You wouldn’t sing the N-word

| UPDATED

Take a look at this six-year-old clip from Text Santa. In it, Gary Barlow, Nicole Scherzinger, Tulisa Contostavlos, and Dawn French are singing the best Christmas song not recorded by Mariah Carey – "Fairytale of New York". The clip reeks of 2012: Post-sex-tape Tulisa is fed up of it all, Nicole is trying too hard, and Gary is just sitting there with his classic shit-eating smirk the whole time.

Nostalgia aside, the main draw of the clip is Dawn, who concedes that she can’t sing, but does want the chance to belt the iconic line from the second verse – “you scumbag, you maggot, you cheap lousy faggot. Happy Christmas your arse, I pray God it’s our last”. She really wants to sing the line – like, a little too much – and when she misses it, Gary replays a section of the song so that the line comes as a climactic finish. It’s played off as a spontaneous bit of comedy, but you’d be forgiven for thinking it had all been meticulously planned.

More importantly – the scene of a packed crowd cheering on a straight woman for successfully uttering a homophobic slur is fucking bullshit.

It’s a scene not unlike what you’ll see in any bar nearing closing time in December. The Pogues (fronted by Shane MacGowan and featuring Kirsty McColl) track is laser-targeted towards heaving crowds of pre-Christmas drinks; reuniting with old friends, getting with new ones, celebrating how much of a mess you are amidst the crystalline perfection of Christmas adverts, dazzling decorations, and idyllic family life. People love the “faggot” line. Like Dawn, they gear up to sing it to their mate in an endearing “you’re a bit of a state, but I love you” kind of way.

"All I Want for Christmas Is You" notwithstanding, Fairytale of New York slaps to the extent that it’s the only Christmas song you actually want to hear on a night out. That blend of Christmassy wholesomeness and drunken slurring ensures it will always appeal to tragic student pub crawls, and guarantees it’ll straddle Radio 1 and 2 for the rest of time. The “faggot” line is predictably censored on radio, but that won’t stop straight people singing it at the top of their lungs when it comes on in the pub. Only when you take a step back does something seem off with that picture in 2018.

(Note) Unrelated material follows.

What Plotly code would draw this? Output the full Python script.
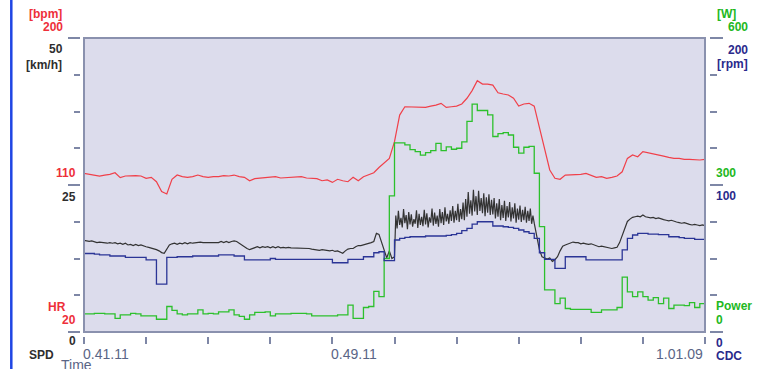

Earlier this year, reports of a group of students singing the N-word to “Freaky Friday" at pres caused such controversy that Piers Morgan weighed in to defend them, which, if your woke-ometer is functioning properly, means they’d for sure fucked up. The clip has since been removed for "violating YouTube's Terms of Service", presumably because YouTube wants to discourage non-black people from singing racial slurs.

Why then, despite Kirsty McColl not being gay, is Fairytale of New York, a song in which a straight woman tosses out a homophobic slur, still on YouTube? Groups of straight people never get called out for singing “faggot” in Fairytale of New York when they're out in public, and that's not because it's uncommon.

One Twitter user has even suggested an alternate line you could sing, and he's not the first to start picking up on it. That being said, Twitter has always been ahead of the woke curve when it comes to nostalgic things being problematic – even Christmas songs – so it might be a fair while before Piers Morgan inevitably defends his right to call people faggots.

Like the N-word, “faggot” has been dryly repurposed by the LGBT community as a term of endearment. This sort of thing depends on those not in that community nixing the word from their own vocabulary. Eminem has doubled back on his once frequent use of it, there's a scene in Glee where Kurt's Dad kicks off at Finn for using it, all of which paint a progressive picture. But Dawn French begging to sing it doesn't fit into the picture so well.

For some, "faggot" is just another weapon turned against homophobes, a way to way to snigger at "the straights" being bone-headed and ignorant. But for others it will always evoke very specific memories of being bullied either online or in real life, or having to listen to their mates band it about as an insult. For certain members of the LGBT community, that one word might have screwed over their entire coming out process. Regardless, whether your gay mate gets annoyed over you singing it to him at 1am isn't up to you, but whether or not you chose to sing it is.

This Christmas, give yourself the gift of not being an arsehole: When Fairytale of New York plays on your next night out, just don't sing one word of it. That's all – one word, two syllables. Not too much of a stretch, right?